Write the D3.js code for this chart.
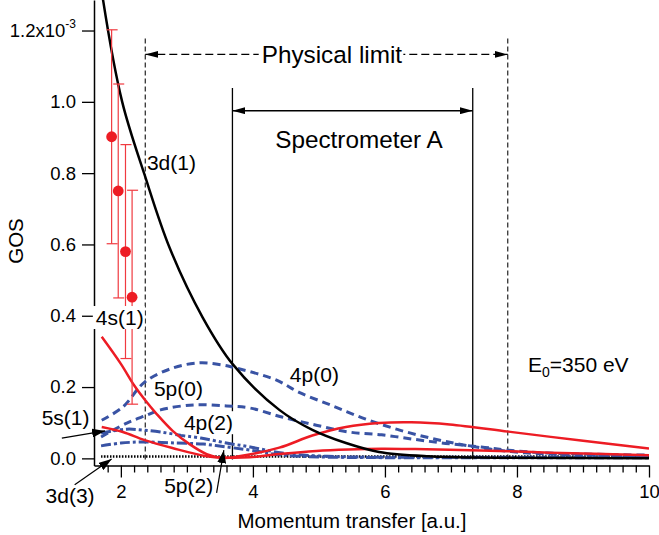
<!DOCTYPE html>
<html>
<head>
<meta charset="utf-8">
<script src="https://cdn.jsdelivr.net/npm/d3@7"></script>
<style>
  body { margin: 0; background: #fff; }
  text { font-family: "Liberation Sans", Arial, Helvetica, sans-serif; fill: #000; }
</style>
</head>
<body>
<svg id="chart" width="659" height="535"></svg>
<script>
// GOS values are in units of 1e-3, momentum transfer q in a.u.

// 3d(1), black solid
var q3d1   = [1.70, 1.73, 2.02, 2.36, 2.74, 3.24, 3.69, 4.40, 4.90, 5.41, 5.91, 6.66, 7.72, 10.0];
var gos3d1 = [1.33, 1.286, 1.00, 0.795, 0.59, 0.395, 0.265, 0.136, 0.080, 0.043, 0.018, 0.006, 0.002, 0.0];

// 4s(1), red solid
var q4s1   = [1.71, 2.00, 2.20, 2.36, 2.54, 2.78, 3.04, 3.30, 3.54, 3.79, 4.40, 4.90, 5.41, 5.91, 6.40, 6.98, 7.87, 8.97, 10.0];
var gos4s1 = [0.341, 0.265, 0.205, 0.165, 0.125, 0.078, 0.040, 0.012, 0.001, 0.006, 0.030, 0.064, 0.088, 0.099, 0.101, 0.095, 0.075, 0.050, 0.028];

// 5s(1), red solid (lower)
var q5s1   = [1.71, 2.03, 2.36, 2.78, 3.30, 3.60, 3.95, 4.44, 4.96, 5.45, 5.95, 6.46, 6.98, 7.87, 8.50, 10.0];
var gos5s1 = [0.088, 0.074, 0.051, 0.029, 0.006, 0.002, 0.003, 0.013, 0.021, 0.025, 0.027, 0.026, 0.024, 0.020, 0.016, 0.009];

// 4p(0), blue dashed (upper)
var q4p0   = [1.71, 2.03, 2.36, 2.78, 3.19, 3.54, 3.69, 4.35, 4.70, 5.20, 5.71, 6.21, 6.71, 7.21, 7.91, 8.50, 10.0];
var gos4p0 = [0.107, 0.144, 0.214, 0.253, 0.268, 0.262, 0.256, 0.220, 0.185, 0.148, 0.110, 0.080, 0.056, 0.037, 0.019, 0.012, 0.006];

// 5p(0), blue dashed (lower)
var q5p0   = [1.70, 2.09, 2.39, 2.60, 3.10, 3.60, 3.96, 4.44, 4.96, 5.45, 5.95, 6.46, 6.92, 7.46, 7.87, 8.47, 10.0];
var gos5p0 = [0.060, 0.099, 0.121, 0.136, 0.150, 0.147, 0.141, 0.116, 0.093, 0.074, 0.066, 0.053, 0.042, 0.032, 0.023, 0.015, 0.009];

// 4p(2), blue dash-dot-dot
var q4p2   = [1.70, 2.09, 2.35, 2.60, 2.90, 3.21, 3.60, 3.96, 4.44, 4.96, 5.50, 6.50, 8.00, 10.0];
var gos4p2 = [0.071, 0.082, 0.079, 0.074, 0.065, 0.057, 0.043, 0.032, 0.015, 0.007, 0.004, 0.003, 0.003, 0.003];

// 5p(2), blue dash-dot
var q5p2   = [1.70, 2.00, 2.35, 2.84, 3.25, 3.60, 3.96, 4.44, 5.00, 6.00, 8.00, 10.0];
var gos5p2 = [0.035, 0.043, 0.046, 0.043, 0.040, 0.032, 0.023, 0.009, 0.004, 0.002, 0.002, 0.002];

// 3d(3), black dotted
var q3d3   = [1.70, 4.00, 7.00, 10.0];
var gos3d3 = [0.005, 0.005, 0.005, 0.005];

// measured points with error bars
var pointQ   = [1.86, 1.96, 2.07, 2.17];
var pointGos = [0.902, 0.750, 0.580, 0.452];
var pointErr = [0.30, 0.30, 0.30, 0.30];

// ranges
var physLimit = [2.37, 7.86];
var specA     = [3.69, 7.33];

var xTicks = [2, 4, 6, 8, 10];
var yTicks = [0, 0.2, 0.4, 0.6, 0.8, 1.0, 1.2];

var red = '#ed1c24', blue = '#3953a4';

var svg = d3.select('#chart');
var plotL = 94, plotR = 649, plotT = 0, plotB = 465.5;

var x = d3.scaleLinear().domain([1.593, 10]).range([plotL, plotR]);
var y = d3.scaleLinear().domain([-0.02, 1.2856]).range([plotB, plotT]);

// arrow heads
var defs = svg.append('defs');
function marker(id, len, wid) {
  defs.append('marker')
    .attr('id', id)
    .attr('markerUnits', 'userSpaceOnUse')
    .attr('markerWidth', len).attr('markerHeight', wid)
    .attr('refX', len).attr('refY', wid / 2)
    .attr('orient', 'auto-start-reverse')
    .append('path')
    .attr('d', 'M0,0L' + len + ',' + (wid / 2) + 'L0,' + wid + 'Z')
    .attr('fill', '#000');
}
marker('arr', 13, 7);
marker('arrBig', 13, 9);

defs.append('clipPath').attr('id', 'plotClip')
  .append('rect')
  .attr('x', plotL).attr('y', plotT)
  .attr('width', plotR - plotL).attr('height', plotB - plotT);

// axes
svg.append('g')
  .attr('transform', 'translate(0,' + plotB + ')')
  .call(d3.axisBottom(x).tickValues(xTicks).tickSize(12).tickPadding(7).tickSizeOuter(0).tickFormat(d3.format('d')));
svg.append('g')
  .attr('transform', 'translate(0,' + plotB + ')')
  .call(d3.axisBottom(x).tickValues(d3.range(1.8, 9.9, 0.2).filter(function (d) { return Math.abs(d / 2 - Math.round(d / 2)) > 0.01; }))
    .tickSize(7).tickSizeOuter(0).tickFormat(''))
  .select('.domain').remove();

var yAxis = svg.append('g')
  .attr('transform', 'translate(' + plotL + ',0)')
  .call(d3.axisLeft(y).tickValues(yTicks).tickSize(12).tickPadding(6).tickSizeOuter(0).tickFormat(d3.format('.1f')));

yAxis.selectAll('.tick text').filter(function (d) { return d === 1.2; })
  .text('1.2x10')
  .append('tspan').attr('dy', -9).attr('font-size', 12).text('-3');

svg.selectAll('.domain').attr('stroke-width', 1.5);
svg.selectAll('.tick line').attr('stroke-width', 1.3);
svg.selectAll('.tick text').attr('font-size', 18.5)
  .attr('font-family', '"Liberation Sans", Arial, Helvetica, sans-serif');

// axis titles
svg.append('text')
  .attr('x', 352).attr('y', 528)
  .attr('text-anchor', 'middle')
  .attr('font-size', 20.5)
  .text('Momentum transfer [a.u.]');

svg.append('text')
  .attr('transform', 'translate(23,241) rotate(-90)')
  .attr('text-anchor', 'middle')
  .attr('font-size', 20.5)
  .text('GOS');

// vertical range markers
var vLines = svg.append('g');
physLimit.forEach(function (q) {
  vLines.append('line')
    .attr('x1', x(q)).attr('x2', x(q))
    .attr('y1', y(-0.003)).attr('y2', y(1.179))
    .attr('stroke', '#333').attr('stroke-width', 1.3)
    .attr('stroke-dasharray', '5,3');
});
specA.forEach(function (q) {
  vLines.append('line')
    .attr('x1', x(q)).attr('x2', x(q))
    .attr('y1', y(-0.003)).attr('y2', y(1.039))
    .attr('stroke', '#000').attr('stroke-width', 1.3);
});

// curves
var line = d3.line()
  .x(function (d) { return x(d[0]); })
  .y(function (d) { return y(d[1]); })
  .curve(d3.curveCatmullRom.alpha(0.5));

var series = [
  { q: q3d3, g: gos3d3, color: '#000', w: 2.5, dash: '1.5,1.5' },
  { q: q5p2, g: gos5p2, color: blue, w: 3, dash: '10,3,3,3' },
  { q: q4p2, g: gos4p2, color: blue, w: 3, dash: '10,3,3,3,3,3' },
  { q: q5p0, g: gos5p0, color: blue, w: 3, dash: '8,5' },
  { q: q4p0, g: gos4p0, color: blue, w: 3, dash: '8,5' },
  { q: q5s1, g: gos5s1, color: red, w: 2.5, dash: null },
  { q: q4s1, g: gos4s1, color: red, w: 2.5, dash: null },
  { q: q3d1, g: gos3d1, color: '#000', w: 2.5, dash: null }
];

var curves = svg.append('g').attr('clip-path', 'url(#plotClip)');
curves.selectAll('path')
  .data(series)
  .enter().append('path')
  .attr('d', function (s) { return line(d3.zip(s.q, s.g)); })
  .attr('fill', 'none')
  .attr('stroke', function (s) { return s.color; })
  .attr('stroke-width', function (s) { return s.w; })
  .attr('stroke-dasharray', function (s) { return s.dash; });

// measured points
var pts = d3.range(pointQ.length).map(function (i) {
  return { q: pointQ[i], g: pointGos[i], e: pointErr[i] };
});
var errG = svg.append('g').attr('stroke', '#f03a40').attr('stroke-width', 1.2);
pts.forEach(function (p) {
  errG.append('line').attr('x1', x(p.q)).attr('x2', x(p.q))
    .attr('y1', y(p.g - p.e)).attr('y2', y(p.g + p.e));
  [p.g - p.e, p.g + p.e].forEach(function (v) {
    errG.append('line').attr('x1', x(p.q) - 5).attr('x2', x(p.q) + 6)
      .attr('y1', y(v)).attr('y2', y(v));
  });
});
svg.append('g').selectAll('circle')
  .data(pts)
  .enter().append('circle')
  .attr('cx', function (d) { return x(d.q); })
  .attr('cy', function (d) { return y(d.g); })
  .attr('r', 5.4)
  .attr('fill', red);

// range arrows
svg.append('line')
  .attr('x1', x(physLimit[0])).attr('x2', x(physLimit[1]))
  .attr('y1', y(1.133)).attr('y2', y(1.133))
  .attr('stroke', '#000').attr('stroke-width', 1.3)
  .attr('stroke-dasharray', '8,4')
  .attr('marker-start', 'url(#arr)').attr('marker-end', 'url(#arr)');
svg.append('line')
  .attr('x1', x(specA[0])).attr('x2', x(specA[1]))
  .attr('y1', y(0.975)).attr('y2', y(0.975))
  .attr('stroke', '#000').attr('stroke-width', 1.3)
  .attr('marker-start', 'url(#arr)').attr('marker-end', 'url(#arr)');

// label arrows
var pointers = [
  { q1: 1.106, g1: 0.057, q2: 1.76, g2: 0.077 },   // 5s(1)
  { q1: 1.30, g1: -0.074, q2: 1.86, g2: -0.002 },  // 3d(3)
  { q1: 3.45, g1: -0.097, q2: 3.56, g2: 0.023 }    // 5p(2)
];
svg.append('g').selectAll('line')
  .data(pointers)
  .enter().append('line')
  .attr('x1', function (d) { return x(d.q1); })
  .attr('y1', function (d) { return y(d.g1); })
  .attr('x2', function (d) { return x(d.q2); })
  .attr('y2', function (d) { return y(d.g2); })
  .attr('stroke', '#000').attr('stroke-width', 1.2)
  .attr('marker-end', 'url(#arrBig)');

// text labels
var labels = [
  { t: '3d(1)', q: 2.394, g: 0.809, size: 21, anchor: 'start', bg: false },
  { t: '4s(1)', q: 1.621, g: 0.374, size: 21, anchor: 'start', bg: true },
  { t: '5p(0)', q: 2.50, g: 0.175, size: 21, anchor: 'start', bg: false },
  { t: '4p(0)', q: 4.56, g: 0.215, size: 21, anchor: 'start', bg: false },
  { t: '4p(2)', q: 2.955, g: 0.079, size: 21, anchor: 'start', bg: true },
  { t: '5s(1)', q: 0.80, g: 0.093, size: 21, anchor: 'start', bg: false },
  { t: '3d(3)', q: 0.859, g: -0.126, size: 21, anchor: 'start', bg: false },
  { t: '5p(2)', q: 2.656, g: -0.098, size: 21, anchor: 'start', bg: false },
  { t: 'Physical limit', q: 5.197, g: 1.109, size: 24.3, anchor: 'middle', bg: true },
  { t: 'Spectrometer A', q: 5.606, g: 0.870, size: 24.3, anchor: 'middle', bg: false }
];
var labG = svg.append('g');
labels.forEach(function (l) {
  var g = labG.append('g');
  var txt = g.append('text')
    .attr('x', x(l.q)).attr('y', y(l.g))
    .attr('font-size', l.size)
    .attr('text-anchor', l.anchor)
    .text(l.t);
  if (l.bg) {
    var b = txt.node().getBBox();
    g.insert('rect', 'text')
      .attr('x', b.x - 3).attr('y', b.y)
      .attr('width', b.width + 4).attr('height', b.height)
      .attr('fill', '#fff');
  }
});

// beam energy
var e0 = svg.append('text')
  .attr('x', x(8.167)).attr('y', y(0.242))
  .attr('font-size', 21);
e0.append('tspan').text('E');
e0.append('tspan').attr('font-size', 14).attr('dy', 5).text('0');
e0.append('tspan').attr('dy', -5).text('=350 eV');
</script>
</body>
</html>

* * * *

◆ **Do this**
Only the lines from the start of the material through the line containing "0.075, 0.050, 0.028];" should be transcribed. Pictures stay out.

◆ **Output of the task**
Write the D3.js code for this chart.
<!DOCTYPE html>
<html>
<head>
<meta charset="utf-8">
<script src="https://cdn.jsdelivr.net/npm/d3@7"></script>
<style>
  body { margin: 0; background: #fff; }
  text { font-family: "Liberation Sans", Arial, Helvetica, sans-serif; fill: #000; }
</style>
</head>
<body>
<svg id="chart" width="659" height="535"></svg>
<script>
// GOS values are in units of 1e-3, momentum transfer q in a.u.

// 3d(1), black solid
var q3d1   = [1.70, 1.73, 2.02, 2.36, 2.74, 3.24, 3.69, 4.40, 4.90, 5.41, 5.91, 6.66, 7.72, 10.0];
var gos3d1 = [1.33, 1.286, 1.00, 0.795, 0.59, 0.395, 0.265, 0.136, 0.080, 0.043, 0.018, 0.006, 0.002, 0.0];

// 4s(1), red solid
var q4s1   = [1.71, 2.00, 2.20, 2.36, 2.54, 2.78, 3.04, 3.30, 3.54, 3.79, 4.40, 4.90, 5.41, 5.91, 6.40, 6.98, 7.87, 8.97, 10.0];
var gos4s1 = [0.341, 0.265, 0.205, 0.165, 0.125, 0.078, 0.040, 0.012, 0.001, 0.006, 0.030, 0.064, 0.088, 0.099, 0.101, 0.095, 0.075, 0.050, 0.028];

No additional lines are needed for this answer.